» **DATA SHOWN**:
--------------------

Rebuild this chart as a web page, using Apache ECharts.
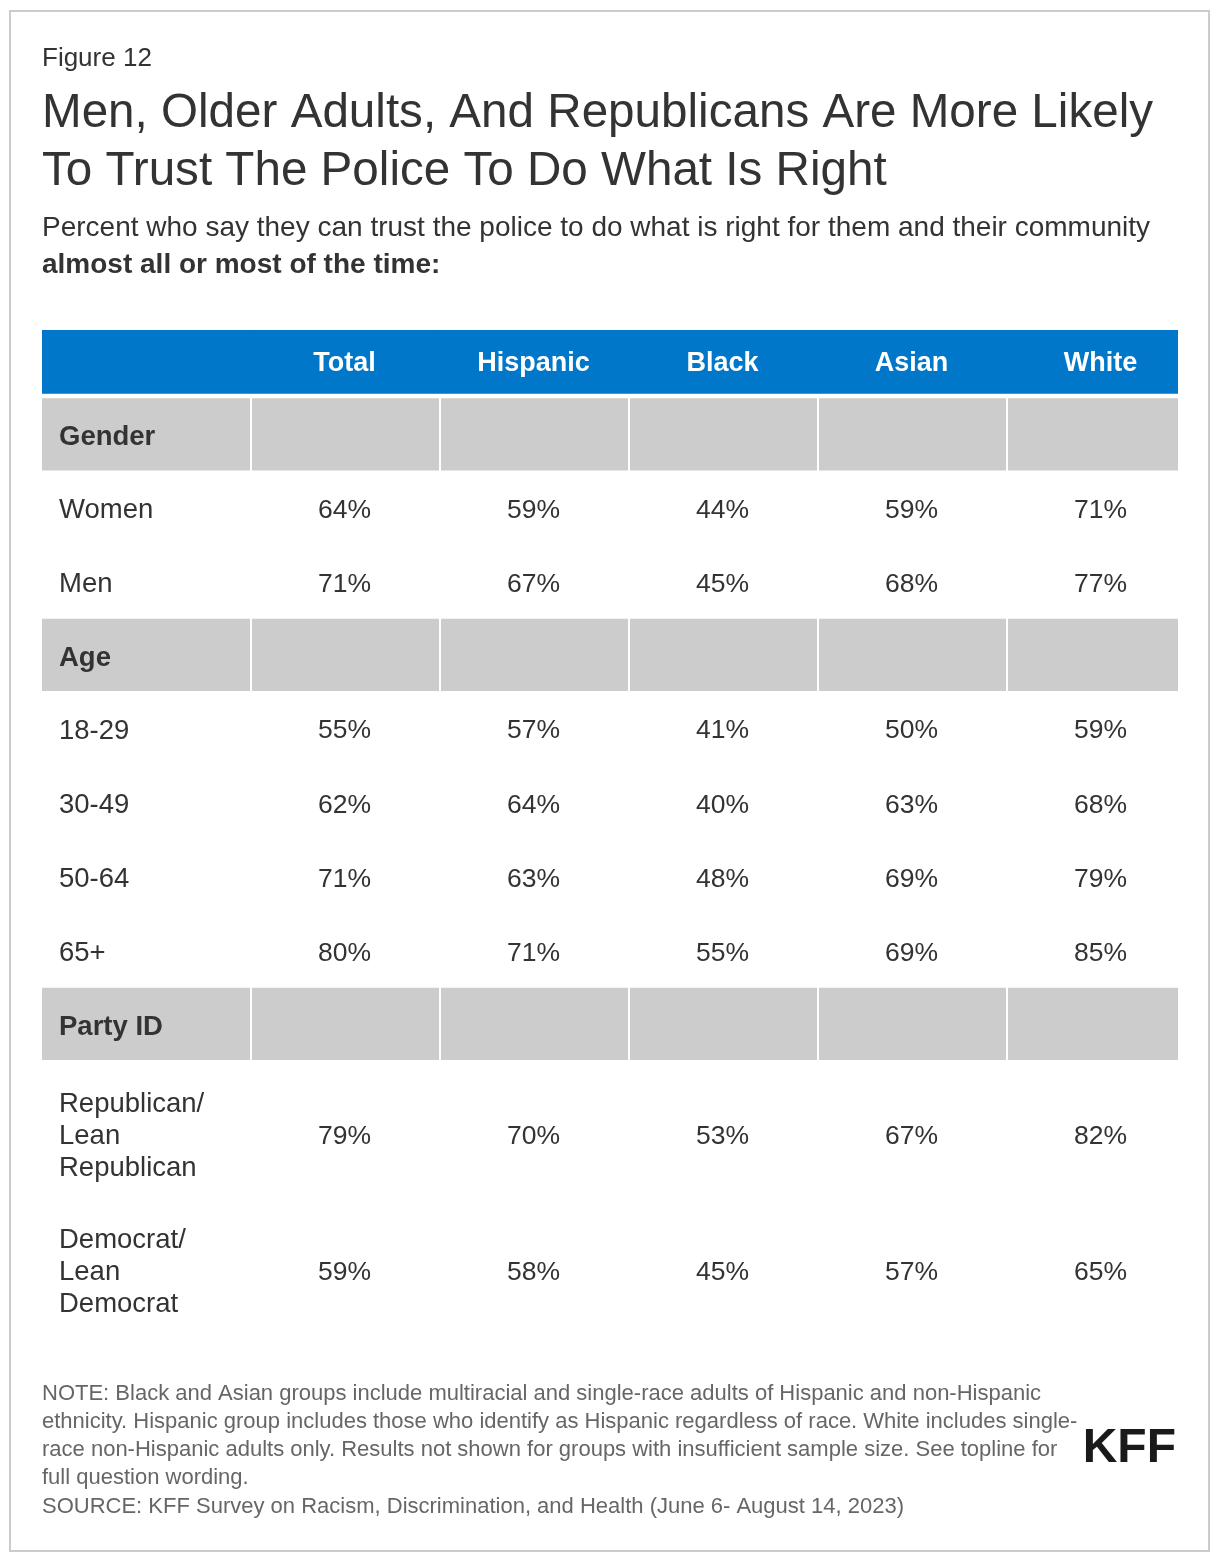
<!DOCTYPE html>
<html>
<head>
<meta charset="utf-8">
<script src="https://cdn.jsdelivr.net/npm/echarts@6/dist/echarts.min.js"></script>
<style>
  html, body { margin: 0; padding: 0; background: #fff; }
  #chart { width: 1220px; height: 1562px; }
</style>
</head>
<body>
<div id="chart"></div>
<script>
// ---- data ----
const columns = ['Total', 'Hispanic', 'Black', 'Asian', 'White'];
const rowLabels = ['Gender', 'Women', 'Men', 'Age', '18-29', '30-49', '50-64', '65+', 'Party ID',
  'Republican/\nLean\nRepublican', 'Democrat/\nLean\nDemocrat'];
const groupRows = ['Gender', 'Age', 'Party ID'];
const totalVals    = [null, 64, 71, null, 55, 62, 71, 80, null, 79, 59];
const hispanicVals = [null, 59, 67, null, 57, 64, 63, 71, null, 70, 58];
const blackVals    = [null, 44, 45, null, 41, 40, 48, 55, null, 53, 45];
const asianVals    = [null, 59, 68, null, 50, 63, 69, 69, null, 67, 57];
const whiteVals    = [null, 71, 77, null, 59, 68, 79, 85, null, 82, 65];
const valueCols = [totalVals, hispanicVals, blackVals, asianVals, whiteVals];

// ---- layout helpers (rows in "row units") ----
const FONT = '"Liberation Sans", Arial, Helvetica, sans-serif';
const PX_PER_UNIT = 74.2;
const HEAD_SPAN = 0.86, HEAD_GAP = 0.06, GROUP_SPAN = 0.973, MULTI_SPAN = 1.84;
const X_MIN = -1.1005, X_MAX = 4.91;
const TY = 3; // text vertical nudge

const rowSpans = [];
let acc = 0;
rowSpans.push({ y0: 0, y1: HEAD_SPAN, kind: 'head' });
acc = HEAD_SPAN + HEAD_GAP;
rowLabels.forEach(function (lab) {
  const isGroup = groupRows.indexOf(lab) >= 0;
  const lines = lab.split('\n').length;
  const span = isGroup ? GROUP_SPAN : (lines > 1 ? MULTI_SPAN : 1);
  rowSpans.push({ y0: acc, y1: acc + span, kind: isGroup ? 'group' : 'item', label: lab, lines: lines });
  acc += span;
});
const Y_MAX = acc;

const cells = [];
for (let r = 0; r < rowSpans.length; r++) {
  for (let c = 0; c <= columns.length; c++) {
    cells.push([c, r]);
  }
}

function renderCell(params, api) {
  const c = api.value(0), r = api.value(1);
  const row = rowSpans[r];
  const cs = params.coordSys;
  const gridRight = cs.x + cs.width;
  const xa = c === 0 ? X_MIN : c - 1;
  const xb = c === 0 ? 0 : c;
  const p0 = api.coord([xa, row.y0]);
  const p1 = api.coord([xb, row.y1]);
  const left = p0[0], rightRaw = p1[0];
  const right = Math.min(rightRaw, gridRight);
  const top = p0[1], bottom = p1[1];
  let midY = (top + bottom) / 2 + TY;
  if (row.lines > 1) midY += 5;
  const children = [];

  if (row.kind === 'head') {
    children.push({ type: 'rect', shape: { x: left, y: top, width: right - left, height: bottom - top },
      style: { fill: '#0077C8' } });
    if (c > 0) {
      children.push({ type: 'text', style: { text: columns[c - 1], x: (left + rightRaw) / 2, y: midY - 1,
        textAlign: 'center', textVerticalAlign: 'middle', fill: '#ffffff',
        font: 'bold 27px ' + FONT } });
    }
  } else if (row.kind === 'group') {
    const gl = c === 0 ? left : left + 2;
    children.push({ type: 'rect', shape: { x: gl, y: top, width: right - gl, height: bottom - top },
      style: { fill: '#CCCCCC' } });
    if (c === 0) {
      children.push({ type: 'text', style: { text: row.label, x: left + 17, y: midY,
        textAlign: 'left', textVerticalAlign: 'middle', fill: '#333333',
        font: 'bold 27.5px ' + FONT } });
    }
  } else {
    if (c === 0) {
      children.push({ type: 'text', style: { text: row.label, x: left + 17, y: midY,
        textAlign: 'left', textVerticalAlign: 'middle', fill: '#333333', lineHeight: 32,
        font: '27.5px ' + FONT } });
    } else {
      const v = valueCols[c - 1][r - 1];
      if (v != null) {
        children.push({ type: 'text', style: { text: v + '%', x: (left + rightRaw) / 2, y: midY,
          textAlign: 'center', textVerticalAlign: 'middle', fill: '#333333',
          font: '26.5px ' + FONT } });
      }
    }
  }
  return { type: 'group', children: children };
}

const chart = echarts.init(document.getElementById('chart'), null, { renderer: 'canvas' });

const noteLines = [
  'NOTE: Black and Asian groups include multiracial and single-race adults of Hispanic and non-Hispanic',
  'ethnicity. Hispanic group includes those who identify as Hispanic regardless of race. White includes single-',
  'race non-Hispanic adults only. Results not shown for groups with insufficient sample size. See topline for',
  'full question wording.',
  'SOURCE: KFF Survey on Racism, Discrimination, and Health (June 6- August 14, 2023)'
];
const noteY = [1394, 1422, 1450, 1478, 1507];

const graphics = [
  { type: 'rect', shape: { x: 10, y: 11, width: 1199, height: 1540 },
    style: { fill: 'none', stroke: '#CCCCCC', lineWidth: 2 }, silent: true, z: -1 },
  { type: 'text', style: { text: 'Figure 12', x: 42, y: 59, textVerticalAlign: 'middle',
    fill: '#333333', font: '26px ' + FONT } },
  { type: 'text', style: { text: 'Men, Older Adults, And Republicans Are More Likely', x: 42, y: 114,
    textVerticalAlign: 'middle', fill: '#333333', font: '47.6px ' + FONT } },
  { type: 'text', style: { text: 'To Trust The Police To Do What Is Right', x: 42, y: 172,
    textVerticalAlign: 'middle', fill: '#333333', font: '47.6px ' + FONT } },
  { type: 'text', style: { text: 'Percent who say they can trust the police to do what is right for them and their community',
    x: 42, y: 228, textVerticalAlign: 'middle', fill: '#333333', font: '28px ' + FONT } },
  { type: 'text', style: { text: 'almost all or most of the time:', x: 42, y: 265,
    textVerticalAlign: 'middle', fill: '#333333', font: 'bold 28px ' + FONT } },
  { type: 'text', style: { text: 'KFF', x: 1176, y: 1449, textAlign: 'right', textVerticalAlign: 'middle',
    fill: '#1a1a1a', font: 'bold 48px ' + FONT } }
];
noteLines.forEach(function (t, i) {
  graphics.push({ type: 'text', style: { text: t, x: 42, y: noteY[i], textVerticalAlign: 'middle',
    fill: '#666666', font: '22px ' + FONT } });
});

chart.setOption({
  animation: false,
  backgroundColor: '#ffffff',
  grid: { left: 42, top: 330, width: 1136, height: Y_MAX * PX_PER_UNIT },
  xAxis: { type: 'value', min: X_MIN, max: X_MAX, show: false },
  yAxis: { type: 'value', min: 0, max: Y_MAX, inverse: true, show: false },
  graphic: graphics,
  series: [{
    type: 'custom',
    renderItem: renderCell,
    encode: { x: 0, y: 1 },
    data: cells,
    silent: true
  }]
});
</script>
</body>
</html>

--------------------

» **WRITTEN PROBLEM**:
Except for the pictures, reproduce every line exactly.

» **RESULT OF THE EXERCISE**:
Rebuild this chart as a web page, using Apache ECharts.
<!DOCTYPE html>
<html>
<head>
<meta charset="utf-8">
<script src="https://cdn.jsdelivr.net/npm/echarts@6/dist/echarts.min.js"></script>
<style>
  html, body { margin: 0; padding: 0; background: #fff; }
  #chart { width: 1220px; height: 1562px; }
</style>
</head>
<body>
<div id="chart"></div>
<script>
// ---- data ----
const columns = ['Total', 'Hispanic', 'Black', 'Asian', 'White'];
const rowLabels = ['Gender', 'Women', 'Men', 'Age', '18-29', '30-49', '50-64', '65+', 'Party ID',
  'Republican/\nLean\nRepublican', 'Democrat/\nLean\nDemocrat'];
const groupRows = ['Gender', 'Age', 'Party ID'];
const totalVals    = [null, 64, 71, null, 55, 62, 71, 80, null, 79, 59];
const hispanicVals = [null, 59, 67, null, 57, 64, 63, 71, null, 70, 58];
const blackVals    = [null, 44, 45, null, 41, 40, 48, 55, null, 53, 45];
const asianVals    = [null, 59, 68, null, 50, 63, 69, 69, null, 67, 57];
const whiteVals    = [null, 71, 77, null, 59, 68, 79, 85, null, 82, 65];
const valueCols = [totalVals, hispanicVals, blackVals, asianVals, whiteVals];

// ---- layout helpers (rows in "row units") ----
const FONT = '"Liberation Sans", Arial, Helvetica, sans-serif';
const PX_PER_UNIT = 74.2;
const HEAD_SPAN = 0.86, HEAD_GAP = 0.06, GROUP_SPAN = 0.973, MULTI_SPAN = 1.84;
const X_MIN = -1.1005, X_MAX = 4.91;
const TY = 3; // text vertical nudge

const rowSpans = [];
let acc = 0;
rowSpans.push({ y0: 0, y1: HEAD_SPAN, kind: 'head' });
acc = HEAD_SPAN + HEAD_GAP;
rowLabels.forEach(function (lab) {
  const isGroup = groupRows.indexOf(lab) >= 0;
  const lines = lab.split('\n').length;
  const span = isGroup ? GROUP_SPAN : (lines > 1 ? MULTI_SPAN : 1);
  rowSpans.push({ y0: acc, y1: acc + span, kind: isGroup ? 'group' : 'item', label: lab, lines: lines });
  acc += span;
});
const Y_MAX = acc;

const cells = [];
for (let r = 0; r < rowSpans.length; r++) {
  for (let c = 0; c <= columns.length; c++) {
    cells.push([c, r]);
  }
}

function renderCell(params, api) {
  const c = api.value(0), r = api.value(1);
  const row = rowSpans[r];
  const cs = params.coordSys;
  const gridRight = cs.x + cs.width;
  const xa = c === 0 ? X_MIN : c - 1;
  const xb = c === 0 ? 0 : c;
  const p0 = api.coord([xa, row.y0]);
  const p1 = api.coord([xb, row.y1]);
  const left = p0[0], rightRaw = p1[0];
  const right = Math.min(rightRaw, gridRight);
  const top = p0[1], bottom = p1[1];
  let midY = (top + bottom) / 2 + TY;
  if (row.lines > 1) midY += 5;
  const children = [];

  if (row.kind === 'head') {
    children.push({ type: 'rect', shape: { x: left, y: top, width: right - left, height: bottom - top },
      style: { fill: '#0077C8' } });
    if (c > 0) {
      children.push({ type: 'text', style: { text: columns[c - 1], x: (left + rightRaw) / 2, y: midY - 1,
        textAlign: 'center', textVerticalAlign: 'middle', fill: '#ffffff',
        font: 'bold 27px ' + FONT } });
    }
  } else if (row.kind === 'group') {
    const gl = c === 0 ? left : left + 2;
    children.push({ type: 'rect', shape: { x: gl, y: top, width: right - gl, height: bottom - top },
      style: { fill: '#CCCCCC' } });
    if (c === 0) {
      children.push({ type: 'text', style: { text: row.label, x: left + 17, y: midY,
        textAlign: 'left', textVerticalAlign: 'middle', fill: '#333333',
        font: 'bold 27.5px ' + FONT } });
    }
  } else {
    if (c === 0) {
      children.push({ type: 'text', style: { text: row.label, x: left + 17, y: midY,
        textAlign: 'left', textVerticalAlign: 'middle', fill: '#333333', lineHeight: 32,
        font: '27.5px ' + FONT } });
    } else {
      const v = valueCols[c - 1][r - 1];
      if (v != null) {
        children.push({ type: 'text', style: { text: v + '%', x: (left + rightRaw) / 2, y: midY,
          textAlign: 'center', textVerticalAlign: 'middle', fill: '#333333',
          font: '26.5px ' + FONT } });
      }
    }
  }
  return { type: 'group', children: children };
}

const chart = echarts.init(document.getElementById('chart'), null, { renderer: 'canvas' });

const noteLines = [
  'NOTE: Black and Asian groups include multiracial and single-race adults of Hispanic and non-Hispanic',
  'ethnicity. Hispanic group includes those who identify as Hispanic regardless of race. White includes single-',
  'race non-Hispanic adults only. Results not shown for groups with insufficient sample size. See topline for',
  'full question wording.',
  'SOURCE: KFF Survey on Racism, Discrimination, and Health (June 6- August 14, 2023)'
];
const noteY = [1394, 1422, 1450, 1478, 1507];

const graphics = [
  { type: 'rect', shape: { x: 10, y: 11, width: 1199, height: 1540 },
    style: { fill: 'none', stroke: '#CCCCCC', lineWidth: 2 }, silent: true, z: -1 },
  { type: 'text', style: { text: 'Figure 12', x: 42, y: 59, textVerticalAlign: 'middle',
    fill: '#333333', font: '26px ' + FONT } },
  { type: 'text', style: { text: 'Men, Older Adults, And Republicans Are More Likely', x: 42, y: 114,
    textVerticalAlign: 'middle', fill: '#333333', font: '47.6px ' + FONT } },
  { type: 'text', style: { text: 'To Trust The Police To Do What Is Right', x: 42, y: 172,
    textVerticalAlign: 'middle', fill: '#333333', font: '47.6px ' + FONT } },
  { type: 'text', style: { text: 'Percent who say they can trust the police to do what is right for them and their community',
    x: 42, y: 228, textVerticalAlign: 'middle', fill: '#333333', font: '28px ' + FONT } },
  { type: 'text', style: { text: 'almost all or most of the time:', x: 42, y: 265,
    textVerticalAlign: 'middle', fill: '#333333', font: 'bold 28px ' + FONT } },
  { type: 'text', style: { text: 'KFF', x: 1176, y: 1449, textAlign: 'right', textVerticalAlign: 'middle',
    fill: '#1a1a1a', font: 'bold 48px ' + FONT } }
];
noteLines.forEach(function (t, i) {
  graphics.push({ type: 'text', style: { text: t, x: 42, y: noteY[i], textVerticalAlign: 'middle',
    fill: '#666666', font: '22px ' + FONT } });
});

chart.setOption({
  animation: false,
  backgroundColor: '#ffffff',
  grid: { left: 42, top: 330, width: 1136, height: Y_MAX * PX_PER_UNIT },
  xAxis: { type: 'value', min: X_MIN, max: X_MAX, show: false },
  yAxis: { type: 'value', min: 0, max: Y_MAX, inverse: true, show: false },
  graphic: graphics,
  series: [{
    type: 'custom',
    renderItem: renderCell,
    encode: { x: 0, y: 1 },
    data: cells,
    silent: true
  }]
});
</script>
</body>
</html>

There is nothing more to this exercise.